I wonder if having the lights on them from seed instead of waiting for them to break the surface would have anything to do with it? In the long run what does this legginess do to them or problems does it cause? While I had the domes on them the light was probably 6 inches away but as of today (in those pictures) even thought it don't look like it I have move the light down to around 2-3 inches. Will potting up and keeping the lights close now resolve the legginess or is the damage already done?
I would start by running an oscillating fan for several hours during the day when the lights are on for about a week. Once they form their 2nd set of leaves, then transplant them deep, up to 1st set of leaves. Fertilize with a diluted fish emulsion fertilizer. Since they are quite tall, I would put them in a plastic drinking glass. Don't forget the drain holes. Provide cool nights
1scottU1, don't worry too much about your plants beign leggy now, what I would do is as soon as you see a couple of the true leaves forming go ahead and transplant them to a bigger cup size , bury as much of the leggy stem as you can this will form roots as well, so the more you bury the more roots the plant will have. I usually transplant mine in one of those disposable water cups the tall ones and then you can label them right away, then once they have practically outgrown those pots, transplant them again in a bigger pot and then into the ground when it is time.
Dividensky you have described my problem exactly in growing the basil, I started a new batch that I have under the lights but will not let them be there too much longer, I will probably move them to a sunny window instead and see if this will be better, my last resort is to plant the seeds outside when the weather warms out if this does not work either.
Joanna what a great thread! Love your maters and the finnal results are very nice too. I wish I had a greenhouse, but I just don't have the space plus we might be here just temporarily, are the maters you grow OP or are they Hybrids?
I have a bunch of those round 3 inch peat pots that I had planned to transplant them into, will that work versus the water cups? Also, I've heard a lot of bad things about the root not penetrating through the peat pots so I plan to remove the plant from the pots before planting outside?
I personally don't like teh peat pots for tomatoes, expecially because you have to transplant them so much before placing in the garden, plus just like you mentioned they don't break in the ground as easily, I like to use those peat pots for seed or plants that don't need transplanting to other pots, and therefore can go direactly in the ground like maybe cucumbers and such.
I tend to reuse a lot of yogurt cups as well for my tomatoes so maybe you can use them instead of the water cups.
I'm new to all this so I'm sorry for all the questions but I have another question regarding what you said, "because you have to transplant them so much before placing in the garden", what does that mean?
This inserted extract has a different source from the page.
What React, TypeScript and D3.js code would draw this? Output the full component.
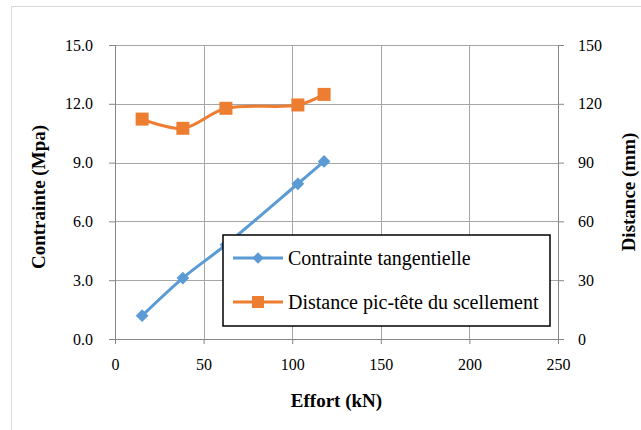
import React, { useRef, useEffect } from 'react';
import * as d3 from 'd3';

const effort = [15.3, 38.3, 62.6, 103.2, 118];
const contrainte = [1.19, 3.11, 4.81, 7.92, 9.06];
const distance = [112.2, 107.5, 117.7, 119.4, 124.8];
const xTicks = [0, 50, 100, 150, 200, 250];
const yLeftTicks = [0, 3, 6, 9, 12, 15];
const yRightTicks = [0, 30, 60, 90, 120, 150];
const serieNames = ['Contrainte tangentielle', 'Distance pic-tête du scellement'];

const BLUE = '#5b9bd5';
const ORANGE = '#ed7d31';
const FONT = '"Liberation Serif", "DejaVu Serif", serif';

const App: React.FC = () => {
  const svgRef = useRef<SVGSVGElement>(null);

  useEffect(() => {
    if (!svgRef.current) return;
    const W = 641, H = 430;
    const margin = { top: 45, right: 83, bottom: 91, left: 115 };
    const width = W - margin.left - margin.right;
    const height = H - margin.top - margin.bottom;

    const root = d3.select(svgRef.current);
    root.selectAll('*').remove();
    root.attr('width', W).attr('height', H);

    // cadre extérieur
    root.append('rect')
      .attr('x', 11.5).attr('y', 6.5)
      .attr('width', 700).attr('height', 500)
      .attr('fill', 'white').attr('stroke', '#d9d9d9');

    const svg = root.append('g')
      .attr('transform', `translate(${margin.left},${margin.top})`);

    const x = d3.scaleLinear().domain([0, 250]).range([0, width]);
    const yL = d3.scaleLinear().domain([0, 15]).range([height, 0]);
    const yR = d3.scaleLinear().domain([0, 150]).range([height, 0]);

    // grille
    svg.append('g').selectAll('line.h').data(yLeftTicks.slice(1)).enter().append('line')
      .attr('x1', 0).attr('x2', width)
      .attr('y1', d => Math.round(yL(d)) + 0.5).attr('y2', d => Math.round(yL(d)) + 0.5)
      .attr('stroke', '#a6a6a6');
    svg.append('g').selectAll('line.v').data(xTicks.slice(1)).enter().append('line')
      .attr('y1', 0).attr('y2', height)
      .attr('x1', d => Math.round(x(d)) + 0.5).attr('x2', d => Math.round(x(d)) + 0.5)
      .attr('stroke', '#a6a6a6');

    const styleAxis = (g: d3.Selection<SVGGElement, unknown, null, undefined>) => {
      g.selectAll('path,line').attr('stroke', '#868686');
      g.selectAll('text').attr('fill', '#000').style('font-family', FONT).style('font-size', '16px');
    };

    // axes
    const gx = svg.append('g').attr('transform', `translate(0,${height})`)
      .call(d3.axisBottom(x).tickValues(xTicks).tickSize(5).tickSizeOuter(0).tickPadding(15).tickFormat(d3.format('d')));
    styleAxis(gx);
    const gl = svg.append('g')
      .call(d3.axisLeft(yL).tickValues(yLeftTicks).tickSize(6).tickSizeOuter(0).tickPadding(16).tickFormat(d3.format('.1f')));
    styleAxis(gl);
    const gr = svg.append('g').attr('transform', `translate(${width},0)`)
      .call(d3.axisRight(yR).tickValues(yRightTicks).tickSize(6).tickSizeOuter(0).tickPadding(14).tickFormat(d3.format('d')));
    styleAxis(gr);
    gl.select('.domain').remove();
    gr.select('.domain').remove();
    svg.append('line').attr('x1', 0.5).attr('x2', 0.5).attr('y1', 0).attr('y2', height).attr('stroke', '#868686');
    svg.append('line').attr('x1', width + 0.5).attr('x2', width + 0.5).attr('y1', 0).attr('y2', height).attr('stroke', '#868686');

    // séries
    const line = d3.line<[number, number]>().curve(d3.curveCatmullRom.alpha(0.5));
    const ptsC: [number, number][] = effort.map((e, i) => [x(e), yL(contrainte[i])]);
    const ptsD: [number, number][] = effort.map((e, i) => [x(e), yR(distance[i])]);

    svg.append('path').attr('d', line(ptsC)!).attr('fill', 'none')
      .attr('stroke', BLUE).attr('stroke-width', 3).attr('stroke-linejoin', 'round');
    svg.selectAll('.diamond').data(ptsC).enter().append('path')
      .attr('class', 'diamond')
      .attr('transform', d => `translate(${d[0]},${d[1]}) rotate(45)`)
      .attr('d', 'M-4.5,-4.5H4.5V4.5H-4.5Z')
      .attr('fill', BLUE);

    svg.append('path').attr('d', line(ptsD)!).attr('fill', 'none')
      .attr('stroke', ORANGE).attr('stroke-width', 3).attr('stroke-linejoin', 'round');
    svg.selectAll('.square').data(ptsD).enter().append('rect')
      .attr('class', 'square')
      .attr('x', d => d[0] - 6.5).attr('y', d => d[1] - 6.5)
      .attr('width', 13).attr('height', 13)
      .attr('fill', ORANGE);

    // titres d'axes
    root.append('text')
      .attr('transform', `translate(45,197) rotate(-90)`)
      .attr('text-anchor', 'middle')
      .style('font-family', FONT).style('font-size', '19px').style('font-weight', 'bold')
      .text('Contrainte (Mpa)');
    root.append('text')
      .attr('transform', `translate(635,192) rotate(-90)`)
      .attr('text-anchor', 'middle')
      .style('font-family', FONT).style('font-size', '19px').style('font-weight', 'bold')
      .text('Distance (mm)');
    root.append('text')
      .attr('x', margin.left + width / 2).attr('y', 407)
      .attr('text-anchor', 'middle')
      .style('font-family', FONT).style('font-size', '19px').style('font-weight', 'bold')
      .text('Effort (kN)');

    // légende
    const lg = root.append('g').attr('transform', 'translate(223,235)');
    lg.append('rect').attr('width', 327).attr('height', 91)
      .attr('fill', 'white').attr('stroke', '#000').attr('stroke-width', 1.5);
    const rows = [
      { y: 23, color: BLUE, shape: 'diamond' },
      { y: 67, color: ORANGE, shape: 'square' },
    ];
    rows.forEach((r, i) => {
      lg.append('line').attr('x1', 10).attr('x2', 60).attr('y1', r.y).attr('y2', r.y)
        .attr('stroke', r.color).attr('stroke-width', 3);
      if (r.shape === 'diamond') {
        lg.append('path').attr('transform', `translate(35,${r.y}) rotate(45)`)
          .attr('d', 'M-4,-4H4V4H-4Z').attr('fill', r.color);
      } else {
        lg.append('rect').attr('x', 29).attr('y', r.y - 6).attr('width', 12).attr('height', 12)
          .attr('fill', r.color);
      }
      lg.append('text').attr('x', 65).attr('y', r.y + 6.5)
        .style('font-family', FONT).style('font-size', '20px')
        .text(serieNames[i]);
    });
  }, []);

  return <svg ref={svgRef} style={{ position: 'absolute', left: 0, top: 0 }} />;
};

export default App;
I was thinking I now have them as they are in the pictures, those pre-packaged soil pods and about 3 inches tall, I thought I could transplant them to the peat pots and from there they would be ready to go into the ground, is that not so, do you again transplant them to something bigger prior to the ground(I plan to take them out of the peat pots when I put them into the ground)?
I guess you can do that just make sure the peat pots are big enough to hold the whole plant, it is recommended to plant them outside when they are 6 to 8 inches minimum, some of mine are already 9 and 10 inches tall, but those I started a little earlier than recommended.
See, I start my small seedlings in small yougurt cups, then I transplanted them in the water cups and then about a week ago I saw that the plants were too big for the cups so I transplanted them again into even bigger yogurt containers or even potting containers. I guess the 3rd transplanting is not necessary but remmember that the stem will grow roots therefore making stronger and healthier plants with stockier stems that is why I decided to transplant a third time, but like mentioned before it is not necesary as long as you provide a good enough container for the plants to grow.
Hope this helps, I am definetely not an expert either but read a lot of books in the subject since my past attempts of growing tomatoes were not very good ones, maybe someone with more knowlege can tell you better info than me.
Has anyone tried to use newspaper pots to pot up their tomatoes? I started tomatoes in the 55 slot Styrofoam (as have many others) on a heating mat with lights. I have one of the newspaper pot-makers ( about 1 1/2 inches in diameter) and potted them up into those from the styrofoam tray. I had read where folks were having problems with the pots breaking up so I experimented and cut my newspaper about an inch taller than they recommended and used the full length of the newspaper. This made the pot have two full layers of paper on it. The roots were coming right on through the paper without a problem. I am still about 3 weeks from being able to plant them so I made an even larger paper pot (about 3 1/2 inches in diameter and 5 inches tall with a glass Prego spaghetti bottle. I put a small piece of tape on the side and bottom seam). I still made the pot with two full layers of newspaper before I potted them up and placed them into a tray. I have learned not to move these pots once they are full of planting medium and get damp until I am ready to put them in the garden. So far this system has served me well. Have posted a photo of the tomatoes I planted this year. They will stay in these pots for another two or three weeks until the weather settles. Hope this helps folks looking for a larger yet cheap container to plant in.
nini, what a great idea, I personally have never used the paper pots but I really think it would not hurt to use it. I am thinking I might try in the future with thinks like peppers and cucumbers and squash since they don't have to be transplanted and moved so much from one container to the next. But please let us know how the tomatoes do in your paper containers once you transplant them.
I used tons of paper pots ... all is good unless you get heavy rains when hardening off... had to slide a trowel under them and carefully pick them up ... or the whole thing fell apart... and the reason I switched to cow pots... I actually like them for starting my begonias
and I added collars of newspaper around the top of the cow pots if the tomatoes got too leggy... called them my cow pot turtle necks
It does seem that I have to water very regularly. I don't let my pots dry out and like the other poster, I check them once or twice a day. I don't let them stand in water, but when I water, I do give them and hour or so to absorb all the water I have put in the tray. The little wooden pot maker is nice, but it takes a little practice to make them so they will hold up. I think I said this before, but I use more newspaper than the pot-maker recommends. I make my strips about 3/4 inch wider than the directions so I have more overlap on the bottom and I use a full length strip of Newspaper so there are a little more than two wraps around the wooden part. When I made the large pots I use a Prego bottle and put a piece of tape on the side and bottom. Hope that helps.